While Certified Live didn’t provide Mason and
Columbia Records the career boost they both hoped for, the album only slowly inching
its way up the charts to number 78, it did provide the perfect breather from
the road that Mason needed to re-charge his creative batteries. The result was
1977’s studio effort Let It Flow,
which would prove to be his best-selling album for Columbia, yielding the biggest hit single of
his career in the classic rock standard “We Just Disagree,” which
rose to 12 on the charts as it drove Let
It Flow
to Platinum sales status.


While Let It Flow isn’t widely considered to
be Mason’s best studio album – that honor would go to Alone Together, with his self-titled 1974 set a close runner-up –
it stands solidly in the artist’s top five efforts. The LP opens with the lofty
“So High (Rock Me Baby And Roll Me Away),” the second single from the
album evincing a new “soft rock” aesthetic with imaginative acoustic
guitar, harmony vocals that sit in a deep melodic groove, bits of subtle
hornplay, and solid, tho’ not overpowering rhythms. Written by guitarist Jim
Krueger, “We Just Disagree” is the loss-leader here, the hit driving
a million copies of Let It Flow out
the door. It’s a good song, too, with an infectious chorus, a truly melancholy
vibe, sparse instrumentation, and fleeting, nuanced fretwork. Krueger’s lyrics
are nifty, too, memorable and emotional, sticking in your head much the same
way a frozen burrito sticks in your gut hours after eating.

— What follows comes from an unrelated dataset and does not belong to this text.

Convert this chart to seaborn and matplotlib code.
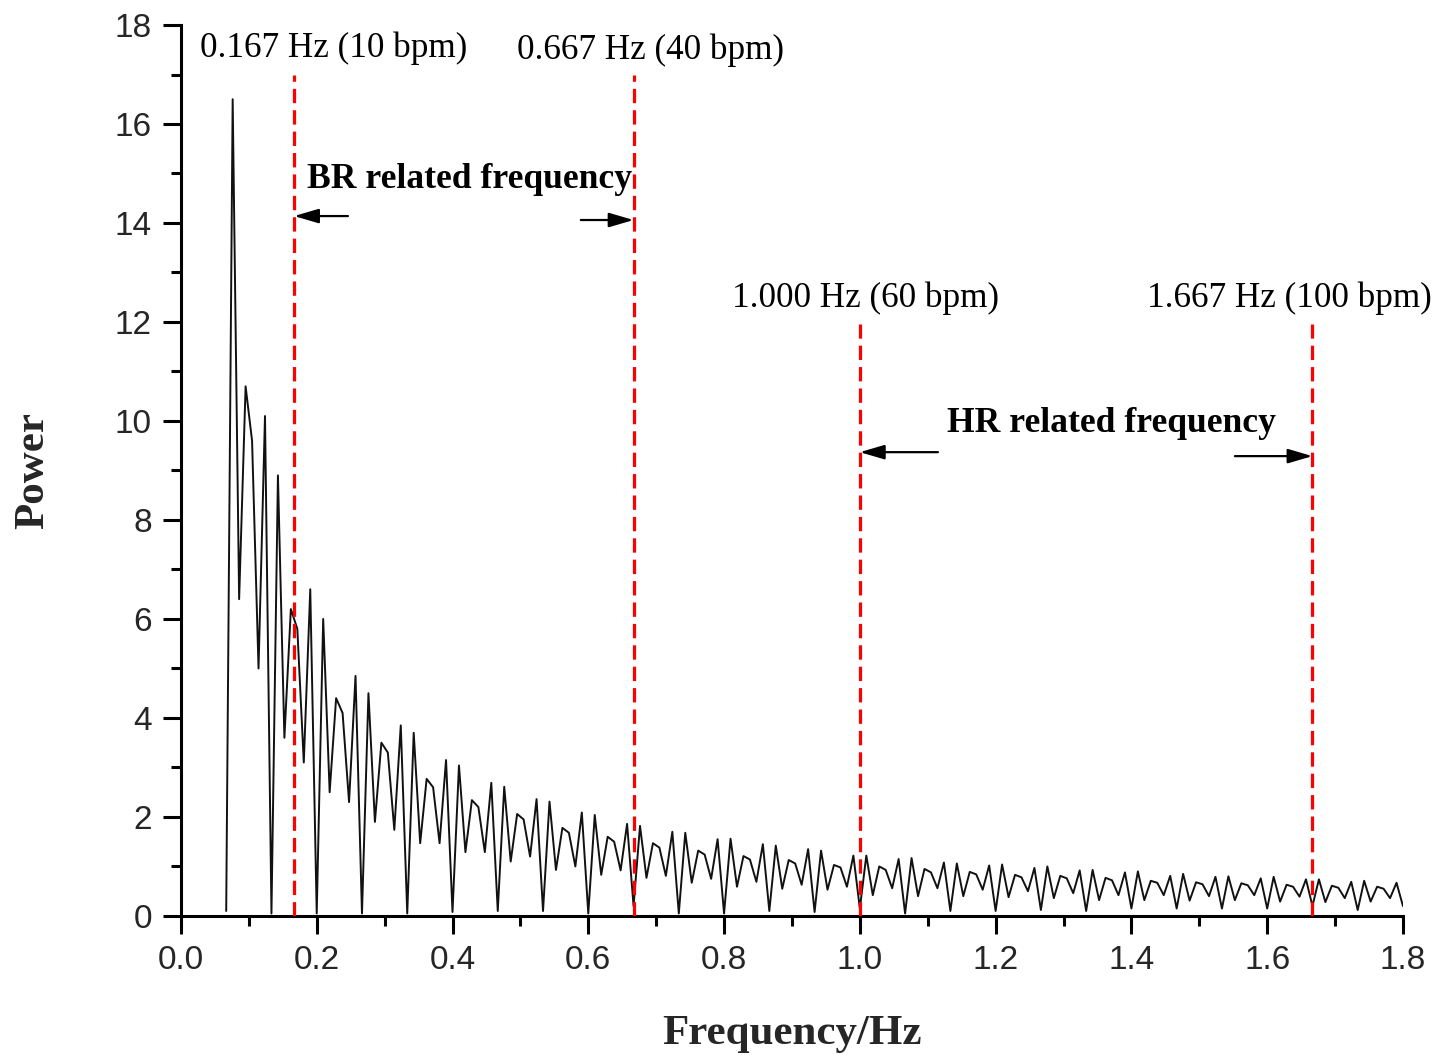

Let It Flow has plenty to offer aside from the
obvious 800-pound chart-topper; Mason’s original “Mystic Traveler” is
the sort of folkish, ethereal hippie construct that was the foundation of much
of Traffic’s catalog. Mason’s vocals here are appropriately wistful, the song’s
lush instrumentation creating a cool, cosmic, out-of-body outer-space ambiance.
The Southern-fried funk of “Takin’ The Time To Find” sounds
hopelessly out-of-date in 1977, but Mason imbues the song with a soulful
quality with smooth vocal chops, a can’t miss chorus, some jazzy fretwork, and
Finnigan’s spacey keyboard riffing. If it had been released as a single,
“Takin’ The Time To Find” might have followed “We Just
Disagree” up the charts.


As it was,
“Let It Go, Let It Flow” was the third minor hit single from Let It Flow, crawling and scratching its
way up to 45 on the charts. Built in the same vein as “We Just
Disagree,” the song offers up an energetic vocal performance and a
hook-laden chorus bolstered by an inventive guitar riff, spry keyboards, and
rambling drumbeats. The forceful “Seasons” might have made another
good single, the radio-friendly mid-tempo rocker featuring vocal harmonies
courtesy of Stephen Stills and the angelic Yvonne Elliman, wide slashing guitar
solos, chiming keys, and bits of well-placed horn. Another Krueger composition,
“What Do We Got Here?,” is a sprawling slab of blue-eyed soul with
Krueger’s understated vocals and fanciful orchestration not unlike some of Isaac
Hayes’ work at the time.


Dave Mason
would spend much of the 1980s trying to duplicate the modest success that he
enjoyed during the previous decade. He would jump on various trend-driven bandwagons;
try his hand at synth-pop; even going so far as to record a duet with Michael
Jackson, all to no avail. A brief stint with Fleetwood Mac during the 1990s
only tarnished his good name, and it wouldn’t be until his 2008 “back to
basics” effort 26 Letters 12 Notes,
his first album in over a decade, that Mason would grab back some of his
creative mojo. For a while, though, coming off his often-tumultuous
relationship with Traffic, Dave Mason sat atop the 1970s-era classic rock
mountain. Certified Live and Let It Flow are welcome reminders of the
artist’s talents and vision. 


DOWNLOAD: “Feelin’ Alright,” “Pearly
Queen,” “We Just Disagree,” “Mystic Traveler” REV.